When they started writing together, Berman and Bernard circled around each other and realized that they were both being "comically polite" as they talked about their ideas and politics.

"Our social secretary hypercourtesy was so ingrained that we each had to read between the lines of our conversations until we built enough trust to see that we had the same goal: sharing with others the things that helped us get along in the world more easily," says Berman.

But there's a difference between being polite and a pushover. Pushovers are people who are always doing things they don't want to do. The average person in an awkward situation starts out by being nice in an effort to defuse the situation. It doesn't always work.

"It's naive to suggest we all have to be polite to each other all the time," Berman says. "There are some people for whom politeness is a weakness to exploit. You have to be very firm and straightforward and stand your ground."

Part of civility is learning to say no, but there are infinite ways of saying no nicely, as every social secretary learns.

"We lied all the time," says Berman. A state dinner guest would complain about their seat. "I'm so sorry, but the secretary of labor asked for you to be seated at his table," Berman or Bernard would tell them. The guest would calm down, then sit and have a lovely evening.

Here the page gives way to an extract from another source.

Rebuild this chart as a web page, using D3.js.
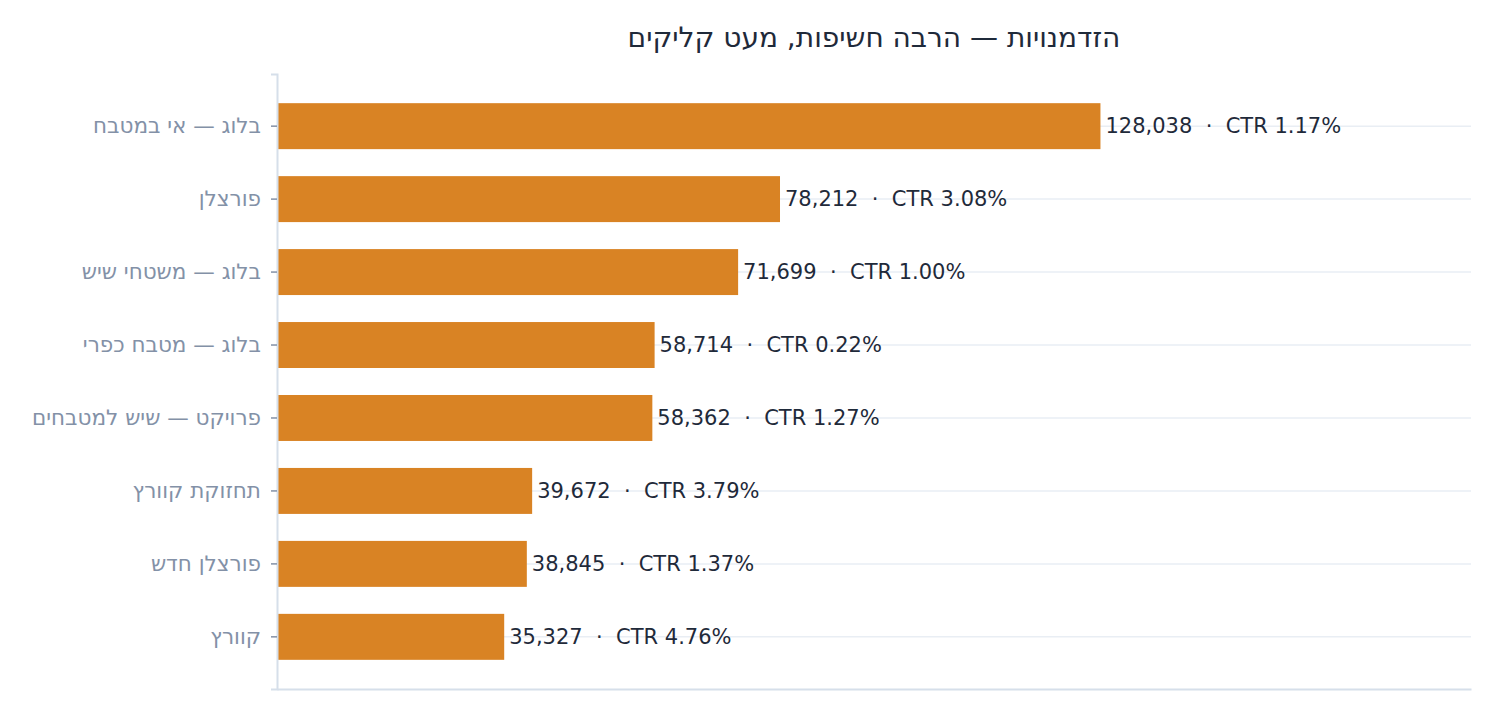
<!DOCTYPE html>
<html>
<head>
<meta charset="utf-8">
<script src="https://cdn.jsdelivr.net/npm/d3@7"></script>
<style>
  body { margin: 0; background: #fff; }
  text { font-family: "DejaVu Sans", sans-serif; }
</style>
</head>
<body>
<div id="container"></div>
<script>
// data
const pages = [
  "בלוג — אי במטבח",
  "פורצלן",
  "בלוג — משטחי שיש",
  "בלוג — מטבח כפרי",
  "פרויקט — שיש למטבחים",
  "תחזוקת קוורץ",
  "פורצלן חדש",
  "קוורץ"
];
const impressions = [128038, 78212, 71699, 58714, 58362, 39672, 38845, 35327];
const ctr = [1.17, 3.08, 1.00, 0.22, 1.27, 3.79, 1.37, 4.76];

const chartTitle = "הזדמנויות — הרבה חשיפות, מעט קליקים";

let w = 1496;
let h = 714;
let margin = {top: 74, right: 25, bottom: 25, left: 277};

let viz = d3.select("#container")
  .append("svg")
    .attr("width", w)
    .attr("height", h)
;

let rows = pages.map((p, i) => ({page: p, value: impressions[i], ctr: ctr[i]}));

let xScale = d3.scaleLinear()
  .domain([0, d3.max(impressions) * 1.45])
  .range([margin.left, w - margin.right]);

let yScale = d3.scaleBand()
  .domain(pages)
  .range([margin.top, h - margin.bottom])
  .paddingInner(0.37)
  .paddingOuter(0.4);

// title
viz.append("text")
  .attr("x", (margin.left + w - margin.right) / 2)
  .attr("y", 47)
  .attr("text-anchor", "middle")
  .attr("fill", "#1f2a3a")
  .attr("font-size", 28)
  .text(chartTitle);

// grid lines through each row
viz.append("g").selectAll("line")
  .data(pages)
  .enter()
  .append("line")
    .attr("x1", margin.left)
    .attr("x2", w - margin.right)
    .attr("y1", d => yScale(d) + yScale.bandwidth() / 2)
    .attr("y2", d => yScale(d) + yScale.bandwidth() / 2)
    .attr("stroke", "#e9eef4")
    .attr("stroke-width", 1.5)
;

// bars
viz.append("g").selectAll("rect")
  .data(rows)
  .enter()
  .append("rect")
    .attr("x", xScale(0))
    .attr("y", d => yScale(d.page))
    .attr("width", d => xScale(d.value) - xScale(0))
    .attr("height", yScale.bandwidth())
    .attr("fill", "#d98324")
;

// value labels
viz.append("g").selectAll("text")
  .data(rows)
  .enter()
  .append("text")
    .attr("x", d => xScale(d.value) + 5)
    .attr("y", d => yScale(d.page) + yScale.bandwidth() / 2)
    .attr("dy", "0.33em")
    .attr("fill", "#1f2a3a")
    .attr("font-size", 21)
    .style("white-space", "pre")
    .text(d => d3.format(",")(d.value) + "  ·  CTR " + d.ctr.toFixed(2) + "%")
;

// y axis
let yAxis = viz.append("g")
  .attr("transform", `translate(${margin.left},0)`)
  .call(d3.axisLeft(yScale).tickSize(6).tickPadding(10));
yAxis.select(".domain").attr("stroke", "#d6dfea").attr("stroke-width", 2);
yAxis.selectAll(".tick line").attr("stroke", "#8391a7").attr("stroke-width", 1.5);
yAxis.selectAll(".tick text")
  .attr("fill", "#8391a7")
  .attr("font-size", 21.5)
  .attr("font-family", "DejaVu Sans, sans-serif");

// bottom axis line only
let xAxis = viz.append("g")
  .attr("transform", `translate(0,${h - margin.bottom})`)
  .call(d3.axisBottom(xScale).ticks(0).tickSize(0).tickFormat(""));
xAxis.select(".domain").attr("stroke", "#d6dfea").attr("stroke-width", 2);
</script>
</body>
</html>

The blunt truth can be cruel and often unnecessary, and civility is understanding when it's required and when a white lie will suffice.

How to make an uncivil world more civil?

"Ignore as much of it as you can," says Berman. "Deflect what you can't ignore. And when things are really, really terrible, you emotionally detach. Refuse to be drawn into the drama of the bad behavior, because that's usually what the person behaving badly is seeking. It's like gasoline on a fire."

In short, decide not to get mad every time someone is rude. It's probably not personal, and will just make you unhappy. And start being kind.

"You get on a bus, you say hello to the driver and make eye contact," says Berman. "You go into a store, take your ear buds out and say thank you to the cashier. Start with the simplest things that help us reestablish our humanity with each other."